Посадив тебя в поезд в Риге, я поздно ночью в эшелоне 5-й батареи, которая должна была выгрузиться на станции
Беннен. пустился догонять своих. Узнав в Беннене, что 3-я батарея прошла вперед по шоссе к Альт-Ауцу, я немедленно двинулся ей вслед.Мне навстречу по шоссе текла непрерывная река курляндских беженцев. Густо, голова к голове, шел прекрасный племенной скот. Среди него, тяжело нагруженные всяким добром с трудом продвигались крестьянские телеги и помещичьи экипажи. В нарядных попонах, встревоженные суетой и шумом, выступали породистые кони баронских конюшен. Непрестанно блеяли всюду тыкавшиеся овцы, хрюкали и взвизгивали свиньи. Высоко на каком-то возу тряслась клетка с попугаями, и рядом с нею зингеровская машинка. По обеим сторонам шоссе беспрерывными широкими потоками двигались пешком, верхом и на велосипедах, таща малых ребят на себе и в колясках испуганные, измученные и озлобленные люди, латыши и немцы, богатые и бедные, крестьяне и бароны.
На полдороге между Бенненом и Ауцем я увидел высланного мне навстречу моего вестового; пересел на свою лошадь и часа через полтора подъезжал уже к нашей позиции. Миновав парк, я сразу же в нескольких шагах от дороги увидел Ивана Владимировича и Женю Г-го перед трубой Цейсса. Было часов 10 вечера, моросил осенний дождь, было очень холодно. Спрыгнув с лошади, я подошел к ним.
— В чем дело, Иван Владимирович?
— Стреляю.
— Куда?
— Туда, — махнул он рукой в направлении на запад.
— А там кто есть?
— Неизвестно!
— А зачем стреляете?
— Приказано!
— А с этого наблюдательного пункта что-нибудь видно?
— Ни черта!
— А при чем же тогда труба?
— Да где же я вам ночью наблюдательный найду?
— Ничего не понимаю!
— И нечего понимать. — Самый обыкновенный кабак.
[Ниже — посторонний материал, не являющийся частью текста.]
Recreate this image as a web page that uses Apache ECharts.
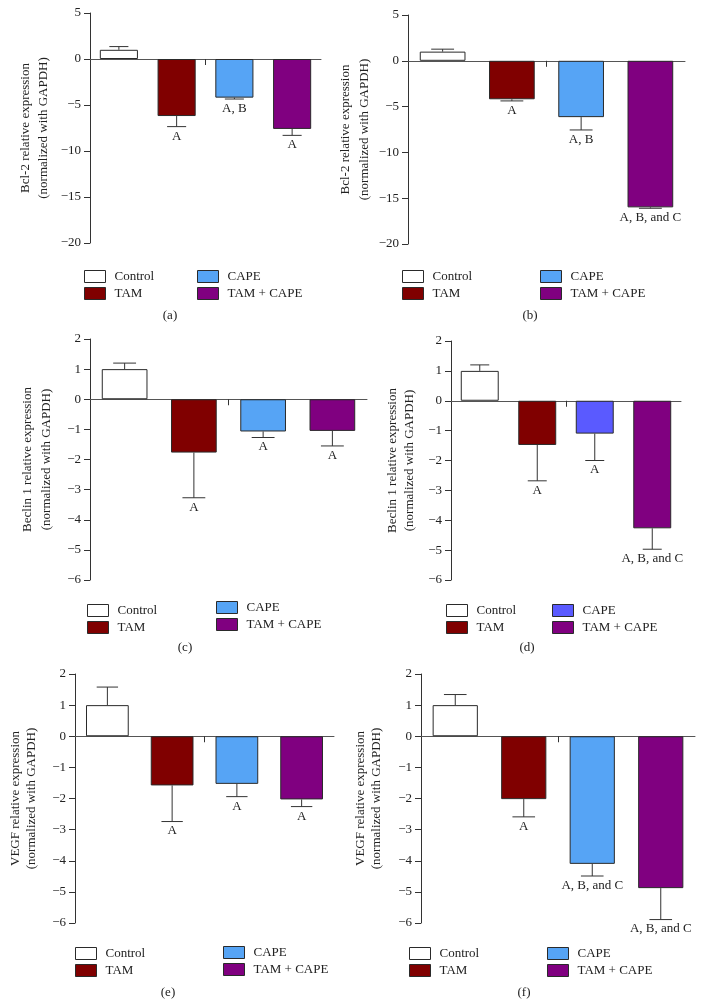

— А где наша батарея, Иван Владимирович?
— Через шоссе, за бугром.
Я пошел на батарею.
У телефонного окопа в одном брезенте уныло мерз
Владимир Г-ий и с чувством творящейся нелепости передавал на батарею команды. Его отношение к происходящему было столь же скептичным, как и у Ивана Владимировича.